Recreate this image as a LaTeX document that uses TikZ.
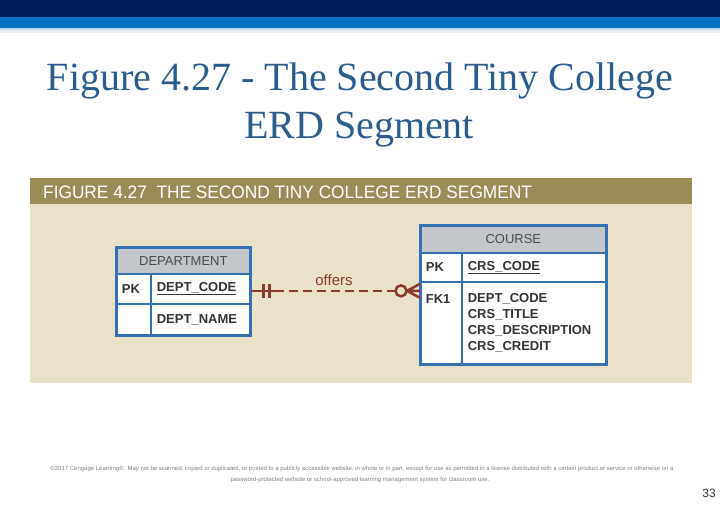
\documentclass[tikz,border=0pt]{standalone}
\usepackage{fontspec}
\setmainfont{Liberation Sans}
\newfontfamily\titlefont{Liberation Serif}
\newfontfamily\bandfont[FakeStretch=0.96]{Liberation Sans}
\usepackage{xcolor}
\usetikzlibrary{positioning,calc}

\definecolor{navy}{HTML}{001F5F}
\definecolor{barblue}{HTML}{0070C0}
\definecolor{barlight}{HTML}{BDD7EE}
\definecolor{bargray}{HTML}{ECECEC}
\definecolor{titleblue}{HTML}{2C5C8E}
\definecolor{band}{HTML}{9A8C56}
\definecolor{beige}{HTML}{EAE1C9}
\definecolor{tblblue}{HTML}{3470B2}
\definecolor{headgray}{HTML}{C3C7CB}
\definecolor{headtext}{HTML}{4A4A4A}
\definecolor{fieldgray}{HTML}{333333}
\definecolor{relred}{HTML}{8C3A2E}

\begin{document}
\begin{tikzpicture}[x=1pt,y=-1pt,
  cell/.style={draw=tblblue,line width=1.7pt,anchor=north west,inner ysep=0pt,
    font=\fontsize{13}{16}\selectfont\bfseries,text=fieldgray},
  headcell/.style={cell,fill=headgray,inner xsep=0pt,font=\fontsize{13}{16}\selectfont,text=headtext},
  keycell/.style={cell,fill=white,text width=24pt,align=left,inner xsep=5pt},
  fieldcell/.style={cell,fill=white,align=left,inner xsep=6pt},
  tblframe/.style={draw=tblblue,line width=2.4pt},
  rel/.style={line width=2.5pt,relred}]
  \useasboundingbox (0,0) rectangle (720,504);
  % slide bars
  \fill[navy] (0,0) rectangle (720,17);
  \fill[barblue] (0,17) rectangle (720,28);
  \fill[barlight] (0,28) rectangle (720,30);
  \fill[bargray] (0,30) rectangle (720,33);
  \node[anchor=base,font=\titlefont\fontsize{40}{48}\selectfont,text=titleblue] (title1) at (360,90) {Figure 4.27 - The Second Tiny College};
  \node[anchor=base,font=\titlefont\fontsize{40}{48}\selectfont,text=titleblue] (title2) at (359,138) {ERD Segment};
  % figure panel
  \fill[band] (30,178) rectangle (692,204);
  \fill[beige] (30,204) rectangle (692,383);
  \node[anchor=base west,font=\bandfont\fontsize{18}{20}\selectfont,text=white,inner sep=0pt] (bandtxt) at (43,198) {FIGURE 4.27\ \ THE SECOND TINY COLLEGE ERD SEGMENT};
  % DEPARTMENT entity
  \node[headcell,minimum width=133pt,minimum height=26pt] (dephd) at (116,247) {DEPARTMENT};
  \node[keycell,minimum height=30pt] (deppk) at (116,273) {PK};
  \node[fieldcell,text width=87pt,minimum height=30pt] (depcode) at (150,273) {\underline{DEPT\_CODE}};
  \node[keycell,minimum height=31pt] (depkey) at (116,303) {};
  \node[fieldcell,text width=87pt,minimum height=31pt] (depname) at (150,303) {DEPT\_NAME};
  \draw[tblframe] (dephd.north west) rectangle (depname.south east);
  % COURSE entity
  \node[headcell,minimum width=185pt,minimum height=27pt] (crshd) at (420,225) {COURSE};
  \node[keycell,text width=31pt,minimum height=29pt] (crspk) at (420,252) {PK};
  \node[fieldcell,text width=132pt,minimum height=29pt] (crscode) at (461,252) {\underline{CRS\_CODE}};
  \node[keycell,text width=31pt,minimum height=82pt] (crsfk) at (420,281) {FK1\\\mbox{}\\\mbox{}\\\mbox{}};
  \node[fieldcell,text width=132pt,minimum height=82pt] (crsattr) at (461,281) {DEPT\_CODE\\CRS\_TITLE\\CRS\_DESCRIPTION\\CRS\_CREDIT};
  \draw[tblframe] (crshd.north west) rectangle (crsattr.south east);
  % offers relationship
  \coordinate (crsin) at ($(crsfk.west |- depcode.east)+(0,2)$);
  \coordinate (depout) at ($(depcode.east)+(0,2)$);
  \draw[rel] (depout) -- ++(24,0) coordinate (dashbeg);
  \draw[rel,dash pattern=on 9pt off 5pt] (dashbeg) -- ($(crsin)+(-25,0)$);
  \draw[rel] ($(depout)+(13,-7)$) -- ++(0,14) ($(depout)+(19,-7)$) -- ++(0,14);
  \draw[rel,fill=beige] ($(crsin)+(-19,0)$) circle (5.5pt);
  \draw[rel] ($(crsin)+(-13,0)$) -- (crsin)
    ($(crsin)+(-13,0)$) -- ($(crsin)+(0,-7)$)
    ($(crsin)+(-13,0)$) -- ($(crsin)+(0,7)$);
  \node[font=\fontsize{15}{18}\selectfont,text=relred] (offers) at (334,280) {offers};
  % footer
  \node[anchor=base,font=\fontsize{6}{7}\selectfont,text=gray] (note1) at (362,470) {\textcopyright 2017 Cengage Learning\textregistered. May not be scanned, copied or duplicated, or posted to a publicly accessible website, in whole or in part, except for use as permitted in a license distributed with a certain product or service or otherwise on a};
  \node[anchor=base,font=\fontsize{6}{7}\selectfont,text=gray] (note2) at (360,481) {password-protected website or school-approved learning management system for classroom use.};
  \node[anchor=base east,font=\fontsize{12}{14}\selectfont,text=fieldgray,inner sep=0pt] (pageno) at (716,497) {33};
\end{tikzpicture}
\end{document}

*-*-*

Write out each line again precisely as it appears, skipping every picture.

OUTPUT BELOW:
Recreate this image as a LaTeX document that uses TikZ.
\documentclass[tikz,border=0pt]{standalone}
\usepackage{fontspec}
\setmainfont{Liberation Sans}
\newfontfamily\titlefont{Liberation Serif}
\newfontfamily\bandfont[FakeStretch=0.96]{Liberation Sans}
\usepackage{xcolor}
\usetikzlibrary{positioning,calc}

\definecolor{navy}{HTML}{001F5F}
\definecolor{barblue}{HTML}{0070C0}
\definecolor{barlight}{HTML}{BDD7EE}
\definecolor{bargray}{HTML}{ECECEC}
\definecolor{titleblue}{HTML}{2C5C8E}
\definecolor{band}{HTML}{9A8C56}
\definecolor{beige}{HTML}{EAE1C9}
\definecolor{tblblue}{HTML}{3470B2}
\definecolor{headgray}{HTML}{C3C7CB}
\definecolor{headtext}{HTML}{4A4A4A}
\definecolor{fieldgray}{HTML}{333333}
\definecolor{relred}{HTML}{8C3A2E}

\begin{document}
\begin{tikzpicture}[x=1pt,y=-1pt,
  cell/.style={draw=tblblue,line width=1.7pt,anchor=north west,inner ysep=0pt,
    font=\fontsize{13}{16}\selectfont\bfseries,text=fieldgray},
  headcell/.style={cell,fill=headgray,inner xsep=0pt,font=\fontsize{13}{16}\selectfont,text=headtext},
  keycell/.style={cell,fill=white,text width=24pt,align=left,inner xsep=5pt},
  fieldcell/.style={cell,fill=white,align=left,inner xsep=6pt},
  tblframe/.style={draw=tblblue,line width=2.4pt},
  rel/.style={line width=2.5pt,relred}]
  \useasboundingbox (0,0) rectangle (720,504);
  % slide bars
  \fill[navy] (0,0) rectangle (720,17);
  \fill[barblue] (0,17) rectangle (720,28);
  \fill[barlight] (0,28) rectangle (720,30);
  \fill[bargray] (0,30) rectangle (720,33);
  \node[anchor=base,font=\titlefont\fontsize{40}{48}\selectfont,text=titleblue] (title1) at (360,90) {Figure 4.27 - The Second Tiny College};
  \node[anchor=base,font=\titlefont\fontsize{40}{48}\selectfont,text=titleblue] (title2) at (359,138) {ERD Segment};
  % figure panel
  \fill[band] (30,178) rectangle (692,204);
  \fill[beige] (30,204) rectangle (692,383);
  \node[anchor=base west,font=\bandfont\fontsize{18}{20}\selectfont,text=white,inner sep=0pt] (bandtxt) at (43,198) {FIGURE 4.27\ \ THE SECOND TINY COLLEGE ERD SEGMENT};
  % DEPARTMENT entity
  \node[headcell,minimum width=133pt,minimum height=26pt] (dephd) at (116,247) {DEPARTMENT};
  \node[keycell,minimum height=30pt] (deppk) at (116,273) {PK};
  \node[fieldcell,text width=87pt,minimum height=30pt] (depcode) at (150,273) {\underline{DEPT\_CODE}};
  \node[keycell,minimum height=31pt] (depkey) at (116,303) {};
  \node[fieldcell,text width=87pt,minimum height=31pt] (depname) at (150,303) {DEPT\_NAME};
  \draw[tblframe] (dephd.north west) rectangle (depname.south east);
  % COURSE entity
  \node[headcell,minimum width=185pt,minimum height=27pt] (crshd) at (420,225) {COURSE};
  \node[keycell,text width=31pt,minimum height=29pt] (crspk) at (420,252) {PK};
  \node[fieldcell,text width=132pt,minimum height=29pt] (crscode) at (461,252) {\underline{CRS\_CODE}};
  \node[keycell,text width=31pt,minimum height=82pt] (crsfk) at (420,281) {FK1\\\mbox{}\\\mbox{}\\\mbox{}};
  \node[fieldcell,text width=132pt,minimum height=82pt] (crsattr) at (461,281) {DEPT\_CODE\\CRS\_TITLE\\CRS\_DESCRIPTION\\CRS\_CREDIT};
  \draw[tblframe] (crshd.north west) rectangle (crsattr.south east);
  % offers relationship
  \coordinate (crsin) at ($(crsfk.west |- depcode.east)+(0,2)$);
  \coordinate (depout) at ($(depcode.east)+(0,2)$);
  \draw[rel] (depout) -- ++(24,0) coordinate (dashbeg);
  \draw[rel,dash pattern=on 9pt off 5pt] (dashbeg) -- ($(crsin)+(-25,0)$);
  \draw[rel] ($(depout)+(13,-7)$) -- ++(0,14) ($(depout)+(19,-7)$) -- ++(0,14);
  \draw[rel,fill=beige] ($(crsin)+(-19,0)$) circle (5.5pt);
  \draw[rel] ($(crsin)+(-13,0)$) -- (crsin)
    ($(crsin)+(-13,0)$) -- ($(crsin)+(0,-7)$)
    ($(crsin)+(-13,0)$) -- ($(crsin)+(0,7)$);
  \node[font=\fontsize{15}{18}\selectfont,text=relred] (offers) at (334,280) {offers};
  % footer
  \node[anchor=base,font=\fontsize{6}{7}\selectfont,text=gray] (note1) at (362,470) {\textcopyright 2017 Cengage Learning\textregistered. May not be scanned, copied or duplicated, or posted to a publicly accessible website, in whole or in part, except for use as permitted in a license distributed with a certain product or service or otherwise on a};
  \node[anchor=base,font=\fontsize{6}{7}\selectfont,text=gray] (note2) at (360,481) {password-protected website or school-approved learning management system for classroom use.};
  \node[anchor=base east,font=\fontsize{12}{14}\selectfont,text=fieldgray,inner sep=0pt] (pageno) at (716,497) {33};
\end{tikzpicture}
\end{document}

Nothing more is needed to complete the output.